In a time of seemingly unrelenting mass shootings, American corporations, especially retailers, have struggled to respond. In September, 145 CEOs signed a letter to the U.S. Senate demanding tougher background checks and better red-flag laws to deny guns to potentially dangerous individuals. Ed Stack of Dick's Sporting Goods was one of those CEOs. But Stack was already far ahead of his peers. After 17 students and staff were killed at Marjory Stoneman Douglas High School in Parkland, Florida, in 2018, Stack led the company to decide to permanently remove assault rifles from its 850 stores, which include Dick's, Field & Stream, and Golf Galaxy. It has also stopped selling guns of any sort to anyone under 21 years of age. These policies would cost Dick's some $250 million in sales as some outraged customers boycotted the store. But Stack, a gun owner, never looked back. Sales have since rebounded, and the company is on the way to revenue of about $9 billion this year. In his book, It's How We Play the Game, Stack takes readers through the days following Parkland, and subsequent decisions to back away from parts of the gun business as Dick's business evolved.
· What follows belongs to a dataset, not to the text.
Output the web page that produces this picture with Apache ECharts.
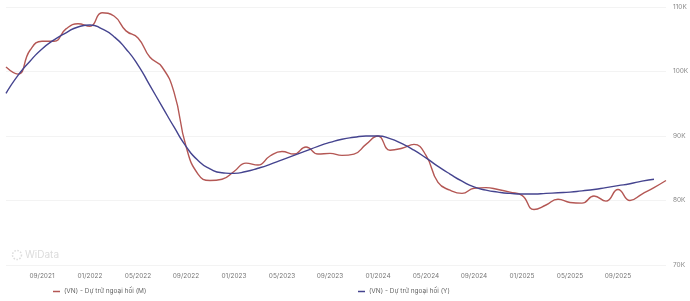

It's How We Play the Game is also a tale about the mom-and-pop tackle shop started by Dick Stack in Binghamton, New York, which his son Ed transformed into a dominant, publicly traded retailer. The hard-drinking, no-nonsense pop was scarred by early failure and was notoriously tough on his son. Ed was raised in the store, and by the time he became an adult, he wanted nothing to do with sporting goods or his overbearing old man. Fate would intervene.

So tell me Dick's creation story.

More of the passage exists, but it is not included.